人が死を選ぶとき、それは本当に自分の意志だけで選んでいるのか?ほとんどの場合、それはNoと言わざるを得ない。スピノザや中動態の考え方を踏まえると、自分の意志だけでなにかを決定することはほぼありえないことは明白だ。周囲の環境や人から、なにかしらの影響を受けたり、原因があって、人は行動を決定する。死についても同様だ。「早く死にたい」と思わせる社会的状況があって死を選ぶという行為が発生しており、そこで「ほんとうは生きたい」という欲望は損なわれていく。完全に周囲の環境から自由な意思決定はできない。そこに周囲からの「早く死んでほしい」という欲望、圧力があることを、この映画ははっきりと写し出す。

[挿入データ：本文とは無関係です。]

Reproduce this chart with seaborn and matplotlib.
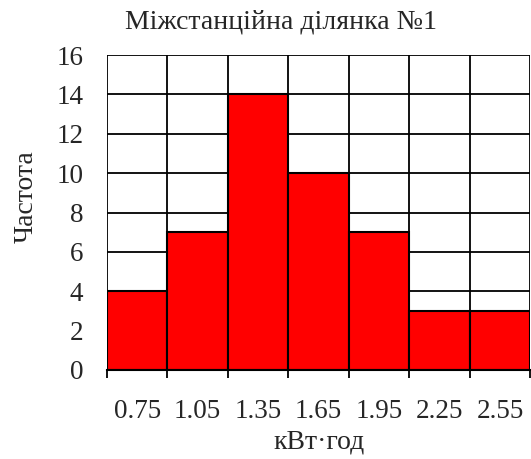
import matplotlib
matplotlib.use("Agg")
import matplotlib.pyplot as plt
import seaborn as sns
import pandas as pd
import numpy as np

bins = ["0.75", "1.05", "1.35", "1.65", "1.95", "2.25", "2.55"]
counts = [4, 7, 14, 10, 7, 3, 3]
yticks = [0, 2, 4, 6, 8, 10, 12, 14, 16]

sns.set_theme(style="white")
plt.rcParams["font.family"] = ["Liberation Serif", "DejaVu Serif"]

df = pd.DataFrame({"bin": bins, "count": counts})

fig = plt.figure(figsize=(5.31, 4.59), dpi=100)
ax = fig.add_axes([0.2015, 0.194, 0.797, 0.686])

# grid behind the bars
ax.set_axisbelow(True)
ax.yaxis.grid(True, color="black", linewidth=1.3)
ax.set_xticks(np.arange(-0.5, len(bins), 1.0), minor=True)
ax.xaxis.grid(True, which="minor", color="black", linewidth=1.3)

sns.barplot(data=df, x="bin", y="count", color="#ff0000", saturation=1,
            width=1.0, edgecolor="black", linewidth=1.5, ax=ax)

ax.set_xlim(-0.5, len(bins) - 0.5)
ax.set_ylim(0, 16)
ax.set_yticks(yticks)
ax.tick_params(axis="y", length=0, labelsize=19.5, pad=17)
ax.tick_params(axis="x", which="major", length=0, labelsize=19.5, pad=21)
ax.tick_params(axis="x", which="minor", length=6, width=1.3, color="black", bottom=True)

for side in ["top", "right", "left"]:
    ax.spines[side].set_visible(False)
ax.spines["bottom"].set_color("black")
ax.spines["bottom"].set_linewidth(1.5)

ax.set_xlabel("кВт·год", fontsize=20, labelpad=4)
ax.set_ylabel("")
fig.text(0.05, 0.571, "Частота", fontsize=20, rotation=90,
         ha="center", va="center")
fig.text(0.529, 0.952, "Міжстанційна ділянка №1", fontsize=20,
         ha="center", va="center")

fig.savefig("out.png", dpi=100)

人は社会的動物であり、社会の中でしか生きられない。だから社会が自らの「死」を望んでいるなら、そこに逆らわずにしたがって、自分は死を選ぶ、そうして高齢者たちはPLAN75を選択する。社会のお荷物にならないために。
現在の医療におけるDNAR(Do Not Attempt Resuscitation 蘇生処置を行わないこと)からPLAN75までは地続きだ。高齢者が入院すると、必ず「延命処置は希望しますか?」と聞かれる。ここには暗に、「延命処置を行い助かったとしても、今までの自立した状態で生きることはできない。そうだとするなら、このまま亡くなったほうが医療者も患者も幸せなはずである」という考えが含まれている。実際、回復の見込みが乏しい高齢者に対する心臓マッサージや人工呼吸器管理は、医療者も苦しい思いをすることが多く、そうした不毛な行為を行いたくないという欲望が含まれている。その考え自体を否定することはできないが、現在の医療ではルーチンのように一律に確認することが横行しており、同意することが半ば強制的になっていることも否めない。同意することが医療者と患者お互いのためであるとしたら、それを少し早めて、命の危険が差し迫った状態より少し前に、まだ自分の意志を決められる段階で死を選択することも可能ではないか?という思考実験である本作は、あまりにリアルである。